Er zog mich an sich, liebkoste mein Haar und meinen Rücken, aber
wir empfanden beide dieselbe entsetzliche Hilflosigkeit. So stark
er war, er konnte mich nicht beschützen; sosehr er mir auch helfen
wollte, es gab nichts, was er tun konnte. Zum erstenmal war ich in
seinen Armen nicht sicher, und dieses Wissen jagte uns beiden Angst
ein.
»Glaubst du...«,begann er, dann hielt er inne und
schluckte. Ich spürte, wie er das Schaudern und seine Angst
hinunterschluckte. »Ist es schlimm, Sassenach? Was bedeutet
das?«
»Ich weiß nicht.« Ich klammerte mich an ihn, um
Halt zu finden. »Es blutet nicht stark, bis jetzt noch
nicht.«
Die Kerze brannte noch. Mit sorgenvollem Blick sah
er mich an.
»Soll ich nicht lieber jemanden holen, Claire? Eine
Heilerin, eine der Frauen aus dem Spital?«
Ich schüttelte den Kopf und leckte mir die
trockenen Lippen.
»Nein. Ich glaube... ich glaube nicht, daß man
etwas dagegen machen kann.« Gerade das hatte ich nicht sagen
wollen. Mehr als alles in der Welt wünschte ich, es gäbe jemanden,
der die Sache in Ordnung bringen konnte. Aber ich erinnerte mich an
die Anfangszeit meiner Schwesternausbildung, an die paar Tage, die
ich in der Entbindungsstation gearbeitet hatte, an das Achselzucken
eines Arztes, der vom Bett einer Frau kam, die eine Fehlgeburt
gehabt hatte. »Im Grunde kann man nichts machen«, hatte er gesagt.

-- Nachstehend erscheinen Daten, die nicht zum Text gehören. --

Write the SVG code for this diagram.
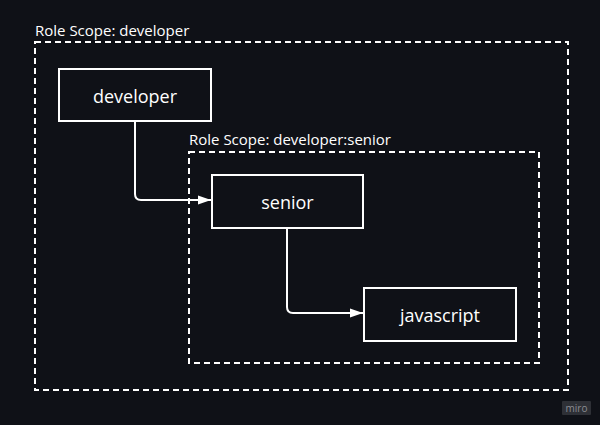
<svg xmlns="http://www.w3.org/2000/svg" width="600" height="425" viewBox="0 0 600 425">
<defs>
<style>
.scope{fill:none;stroke:#ffffff;stroke-width:2;stroke-dasharray:6 4}
.scopelbl{font-family:"Open Sans","Noto Sans",sans-serif;font-size:15px;fill:#ffffff}
.box{fill:#0f1117;stroke:#ffffff;stroke-width:2}
.lbl{font-family:"Open Sans","Noto Sans",sans-serif;font-size:18px;fill:#ffffff;text-anchor:middle;dominant-baseline:central}
.edge{fill:none;stroke:#ffffff;stroke-width:2}
</style>
<marker id="arr" viewBox="0 0 10 10" refX="10" refY="5" markerWidth="6.5" markerHeight="6.5" markerUnits="strokeWidth" orient="auto">
<path d="M0,1.5 L10,5 L0,8.5 Z" fill="#ffffff"/>
</marker>
</defs>
<rect width="600" height="425" fill="#0f1117"/>
<g id="scope-developer">
<rect class="scope" x="35" y="42" width="533" height="348"/>
<text class="scopelbl" x="35" y="36">Role Scope: developer</text>
</g>
<g id="scope-developer-senior">
<rect class="scope" x="189" y="152" width="350" height="211"/>
<text class="scopelbl" x="189" y="145">Role Scope: developer:senior</text>
</g>
<g id="connectors">
<path class="edge" d="M135,121 V194 Q135,200 141,200 H211" marker-end="url(#arr)"/>
<path class="edge" d="M287,228 V307 Q287,313 293,313 H363" marker-end="url(#arr)"/>
</g>
<g id="node-developer">
<rect class="box" x="59" y="69" width="152" height="52"/>
<text class="lbl" x="135" y="96">developer</text>
</g>
<g id="node-senior">
<rect class="box" x="212" y="175" width="151" height="53"/>
<text class="lbl" x="287.5" y="202">senior</text>
</g>
<g id="node-javascript">
<rect class="box" x="364" y="288" width="152" height="53"/>
<text class="lbl" x="440" y="315">javascript</text>
</g>
<g id="watermark">
<rect x="562" y="401" width="29" height="14" rx="1" fill="#2e3036"/>
<text x="576.5" y="408" font-family="Open Sans, sans-serif" font-size="10" fill="#8a8c92" text-anchor="middle" dominant-baseline="central">miro</text>
</g>
</svg>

»Wenn Mütter ein Kind verlieren, ist man machtlos, ganz gleich, was
man versucht. Bettruhe ist wirklich das einzige, und selbst das
reicht oft nicht.«
Vielleicht hat es ja nichts zu bedeuten«, versuchte
ich, uns beiden Mut zuzusprechen. »Es ist nicht außergewöhnlich,
wenn während der Schwangerschaft leichte Blutungen auftreten.« Es
war nicht außergewöhnlich, nicht während der ersten drei Monate.

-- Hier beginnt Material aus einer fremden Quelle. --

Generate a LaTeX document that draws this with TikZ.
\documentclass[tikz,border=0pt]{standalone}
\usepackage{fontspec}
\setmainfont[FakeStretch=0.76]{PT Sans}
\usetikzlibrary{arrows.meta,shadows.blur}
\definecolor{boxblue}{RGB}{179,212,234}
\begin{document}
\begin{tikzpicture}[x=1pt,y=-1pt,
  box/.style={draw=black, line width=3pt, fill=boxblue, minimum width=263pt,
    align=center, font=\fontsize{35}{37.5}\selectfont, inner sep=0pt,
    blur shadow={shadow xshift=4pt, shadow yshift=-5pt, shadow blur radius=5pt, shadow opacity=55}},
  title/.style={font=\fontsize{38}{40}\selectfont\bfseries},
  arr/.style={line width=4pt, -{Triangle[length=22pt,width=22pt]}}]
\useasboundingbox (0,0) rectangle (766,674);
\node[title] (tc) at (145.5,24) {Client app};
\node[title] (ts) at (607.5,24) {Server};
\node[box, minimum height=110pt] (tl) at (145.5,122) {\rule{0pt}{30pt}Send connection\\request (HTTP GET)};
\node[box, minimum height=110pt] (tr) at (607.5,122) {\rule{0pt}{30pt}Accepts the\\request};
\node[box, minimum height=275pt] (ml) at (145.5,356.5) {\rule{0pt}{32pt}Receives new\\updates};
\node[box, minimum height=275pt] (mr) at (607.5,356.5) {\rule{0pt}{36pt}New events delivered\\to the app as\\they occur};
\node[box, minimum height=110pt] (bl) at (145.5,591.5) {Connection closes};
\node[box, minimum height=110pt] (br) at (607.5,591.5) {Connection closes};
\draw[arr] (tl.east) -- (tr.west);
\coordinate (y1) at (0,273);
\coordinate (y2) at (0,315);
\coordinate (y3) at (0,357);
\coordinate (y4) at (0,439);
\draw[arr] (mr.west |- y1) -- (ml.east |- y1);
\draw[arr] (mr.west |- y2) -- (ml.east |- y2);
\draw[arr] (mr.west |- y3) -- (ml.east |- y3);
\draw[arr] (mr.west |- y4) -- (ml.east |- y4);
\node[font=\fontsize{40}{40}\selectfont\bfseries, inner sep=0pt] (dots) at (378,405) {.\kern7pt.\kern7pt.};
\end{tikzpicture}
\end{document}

Ich war aber bereits im sechsten Monat, und da war es durchaus
außergewöhnlich. Dennoch konnte eine Blutung durch ganz
verschiedene Faktoren ausgelöst werden, und nicht alle waren
besorgniserregend.
»Vielleicht ist ja alles in Ordnung.« Ich legte die
Hand auf den Bauch und drückte sanft. Sofort bekam ich Antwort,
einen trägen Knuff des Babys, und gleich ging es mir besser. Ich
verspürte eine so innige Dankbarkeit, daß mir die Tränen in die
Augen traten.
»Sassenach, was kann ich tun?« flüsterte Jamie.
Seine Hand legte sich schützend auf meine.